== Input records ==
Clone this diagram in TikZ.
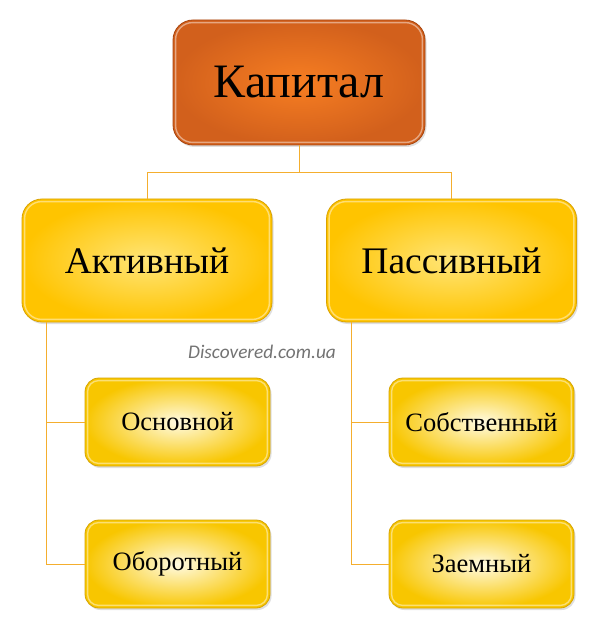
\documentclass[tikz,border=0pt]{standalone}
\usepackage{fontspec}
\setmainfont{Liberation Serif}
\newfontfamily\wmfont{Carlito}
\usetikzlibrary{shadows}
\definecolor{topin}{HTML}{F77E22}
\definecolor{topout}{HTML}{D2601C}
\definecolor{topdraw}{HTML}{A9460F}
\definecolor{midin}{HTML}{FFE577}
\definecolor{midout}{HTML}{FFC400}
\definecolor{middraw}{HTML}{D9A200}
\definecolor{smin}{HTML}{FFFBE2}
\definecolor{smout}{HTML}{F8C600}
\definecolor{smdraw}{HTML}{D6A400}
\definecolor{conncol}{HTML}{F4AE2E}
\definecolor{wmgray}{HTML}{737373}
\tikzset{
  boxbase/.style={draw, line width=0.8pt, text=black, inner sep=0pt,
    drop shadow={shadow xshift=1.5pt, shadow yshift=-2pt, opacity=0.25}},
  topbox/.style={boxbase, rounded corners=20pt, minimum width=252pt, minimum height=125pt,
    inner color=topin, outer color=topout, draw=topdraw, font=\fontsize{48}{52}\selectfont},
  midbox/.style={boxbase, rounded corners=20pt, minimum width=250pt, minimum height=123pt,
    inner color=midin, outer color=midout, draw=middraw, font=\fontsize{37.5}{42}\selectfont},
  smbox/.style={boxbase, rounded corners=14pt, minimum width=185pt, minimum height=88pt,
    inner color=smin, outer color=smout, draw=smdraw, font=\fontsize{26.5}{30}\selectfont},
  conn/.style={draw=conncol, line width=0.9pt},
  bevel/.style={white, opacity=0.45, line width=1.4pt},
}
\newcommand{\bevelbox}[2]{%
  \draw[bevel, rounded corners=#2] ([shift={(3pt,-3pt)}]#1.north west) rectangle ([shift={(-3pt,3pt)}]#1.south east);}
\begin{document}
\begin{tikzpicture}[x=1pt,y=-1pt]
\useasboundingbox (0,0) rectangle (600,628);
\fill[white] (0,0) rectangle (600,628);
% nodes
\node[topbox] (kap) at (299,82.5) {Капитал};
\node[midbox] (akt) at (147,260.5) {Активный};
\node[midbox] (pas) at (451.5,260.5) {Пассивный};
\node[smbox] (osn) at (177.5,422) {Основной};
\node[smbox] (obo) at (177.5,564) {Оборотный};
\node[smbox] (sob) at (481.5,422) {Собственный};
\node[smbox] (zae) at (481.5,564) {Заемный};
\bevelbox{kap}{17pt}
\bevelbox{akt}{17pt}
\bevelbox{pas}{17pt}
\bevelbox{osn}{11pt}
\bevelbox{obo}{11pt}
\bevelbox{sob}{11pt}
\bevelbox{zae}{11pt}
% connectors
\coordinate (j) at (299,172);
\draw[conn] (kap.south) -- (j) -| (akt.north);
\draw[conn] (j) -| (pas.north);
\coordinate (lt) at ([xshift=25pt]akt.south west);
\coordinate (rt) at ([xshift=25pt]pas.south west);
\draw[conn] (lt) |- (osn.west);
\draw[conn] (lt) |- (obo.west);
\draw[conn] (rt) |- (sob.west);
\draw[conn] (rt) |- (zae.west);
% watermark
\node[font=\wmfont\itshape\fontsize{19.3}{22}\selectfont, text=wmgray] (wm) at (262,352) {Discovered.com.ua};
\end{tikzpicture}
\end{document}
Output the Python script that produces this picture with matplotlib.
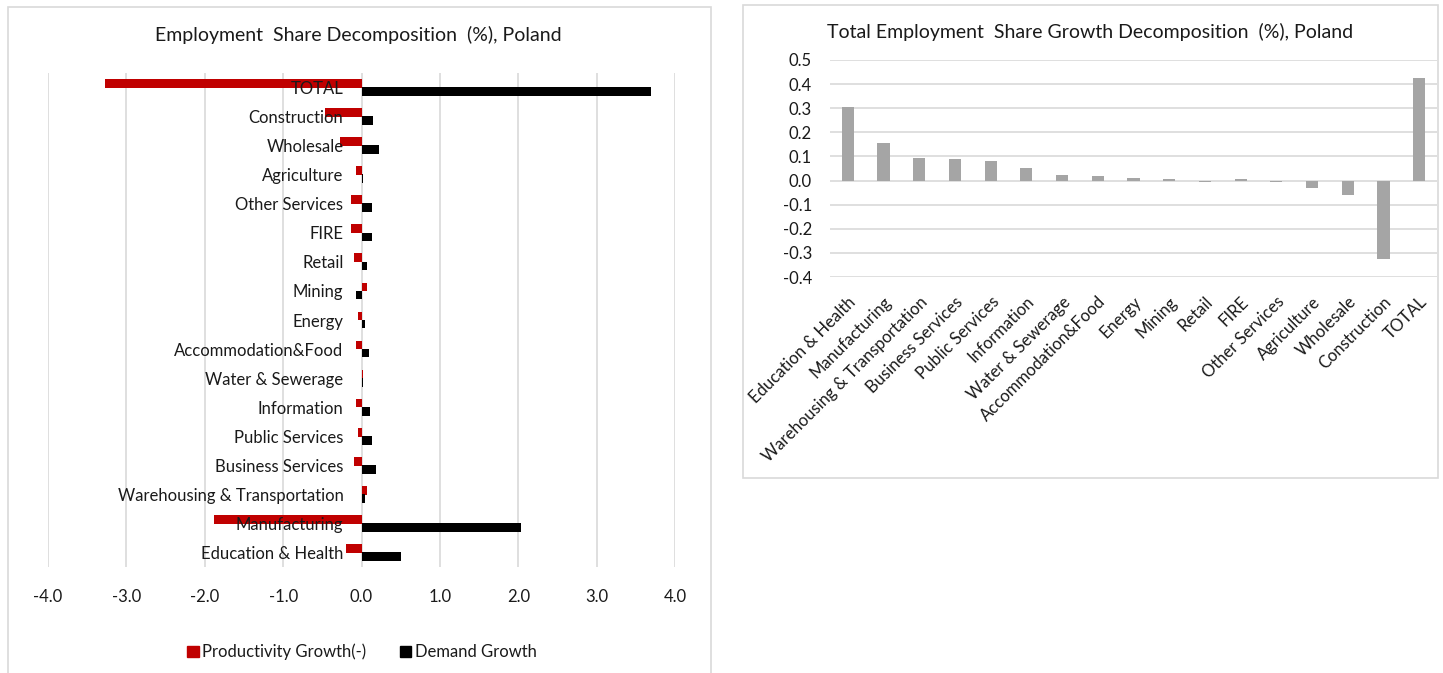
import matplotlib
matplotlib.use("Agg")
import matplotlib.pyplot as plt
import matplotlib.patches as mpatches
import numpy as np

plt.rcParams['font.family'] = ['Lato', 'DejaVu Sans']

# Sector order (bottom-to-top on the bar chart, left-to-right on the column chart)
sectors = [
    "Education & Health", "Manufacturing", "Warehousing & Transportation",
    "Business Services", "Public Services", "Information", "Water & Sewerage",
    "Accommodation&Food", "Energy", "Mining", "Retail", "FIRE",
    "Other Services", "Agriculture", "Wholesale", "Construction", "TOTAL",
]

# Employment share decomposition (%)
productivity_growth = [-0.20, -1.88, 0.07, -0.09, -0.05, -0.07, 0.02, -0.07, -0.05,
                       0.07, -0.09, -0.13, -0.13, -0.07, -0.28, -0.46, -3.27]
demand_growth = [0.50, 2.03, 0.04, 0.19, 0.13, 0.11, 0.02, 0.09, 0.045,
                 -0.07, 0.07, 0.13, 0.13, 0.025, 0.22, 0.15, 3.69]

# Total employment share growth (%)
share_growth = [0.303, 0.155, 0.094, 0.088, 0.082, 0.051, 0.025, 0.019, 0.012,
                0.008, -0.008, 0.008, -0.008, -0.029, -0.058, -0.325, 0.425]

left_ticks = [-4.0, -3.0, -2.0, -1.0, 0.0, 1.0, 2.0, 3.0, 4.0]
right_ticks = [-0.4, -0.3, -0.2, -0.1, 0.0, 0.1, 0.2, 0.3, 0.4, 0.5]

RED = "#C00000"
BLACK = "#000000"
GREY = "#A5A5A5"
GRID = "#D9D9D9"
TEXT = "#1a1a1a"
FS = 12

W, H = 1443, 673
fig = plt.figure(figsize=(W / 100, H / 100), dpi=100)


def px_box(x0, y0, x1, y1):
    # pixel box (top-left origin) -> figure fraction rect
    return [x0 / W, 1 - y1 / H, (x1 - x0) / W, (y1 - y0) / H]


# panel frames
for (x0, y0, x1, y1) in [(8, 7, 711, 680), (743, 5, 1438, 478)]:
    l, b, w, h = px_box(x0, y0, x1, y1)
    fig.patches.append(mpatches.Rectangle((l, b), w, h, transform=fig.transFigure,
                                          fill=False, edgecolor=GRID, linewidth=1.2))

# ---- left: horizontal bar chart ----
ax1 = fig.add_axes(px_box(48, 73, 675, 567))
y = np.arange(len(sectors))
bh = 0.3
ax1.barh(y + 0.14, productivity_growth, height=bh, color=RED, zorder=1,
         label="Productivity Growth(-)")
ax1.barh(y - 0.14, demand_growth, height=bh, color=BLACK, zorder=1,
         label="Demand Growth")
for t in left_ticks:
    ax1.axvline(t, color=GRID, linewidth=1.2, zorder=0)
ax1.set_xlim(-4, 4)
ax1.set_ylim(-0.5, len(sectors) - 0.5)
ax1.set_xticks(left_ticks)
ax1.set_xticklabels([f"{t:.1f}" for t in left_ticks])
ax1.set_yticks(y)
ax1.set_yticklabels(sectors)
ax1.set_axisbelow(False)
for s in ["top", "right", "bottom"]:
    ax1.spines[s].set_visible(False)
ax1.spines["left"].set_position(("data", 0))
ax1.spines["left"].set_visible(False)
ax1.tick_params(axis="y", length=0, pad=13, labelsize=FS, labelcolor=TEXT)
ax1.tick_params(axis="x", length=0, pad=16, labelsize=FS, labelcolor=TEXT)

fig.text(358 / W, 1 - 35 / H, "Employment  Share Decomposition  (%), Poland",
         ha="center", va="center", fontsize=14, color=TEXT)

handles = [mpatches.Patch(color=RED, label="Productivity Growth(-)"),
           mpatches.Patch(color=BLACK, label="Demand Growth")]
fig.legend(handles=handles, loc="center", bbox_to_anchor=(362 / W, 1 - 652 / H),
           ncol=2, frameon=False, fontsize=FS, handlelength=0.7, handleheight=0.7,
           handletextpad=0.2, columnspacing=2.0, labelcolor=TEXT)

# ---- right: column chart ----
ax2 = fig.add_axes(px_box(830, 60, 1437, 277))
x = np.arange(len(sectors))
ax2.bar(x, share_growth, width=0.34, color=GREY, zorder=2)
for t in right_ticks:
    ax2.axhline(t, color=GRID, linewidth=1.2, zorder=0)
ax2.set_xlim(-0.5, len(sectors) - 0.5)
ax2.set_ylim(-0.4, 0.5)
ax2.set_yticks(right_ticks)
ax2.set_yticklabels([f"{t:.1f}" for t in right_ticks])
ax2.set_xticks(x)
ax2.set_xticklabels(sectors, rotation=45, ha="right", va="top", rotation_mode="anchor")
for s in ax2.spines.values():
    s.set_visible(False)
ax2.tick_params(axis="y", length=0, pad=13, labelsize=FS, labelcolor=TEXT)
ax2.tick_params(axis="x", length=0, pad=12, labelsize=FS, labelcolor=TEXT)

fig.text(1090 / W, 1 - 32 / H,
         "Total Employment  Share Growth Decomposition  (%), Poland",
         ha="center", va="center", fontsize=14, color=TEXT)

fig.savefig("out.png", dpi=100)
===
• _Exercise prompt_:
Extract all lines of the records above that include "matplotlib".

• _Response to the exercise_:
Output the Python script that produces this picture with matplotlib.
import matplotlib
matplotlib.use("Agg")
import matplotlib.pyplot as plt
import matplotlib.patches as mpatches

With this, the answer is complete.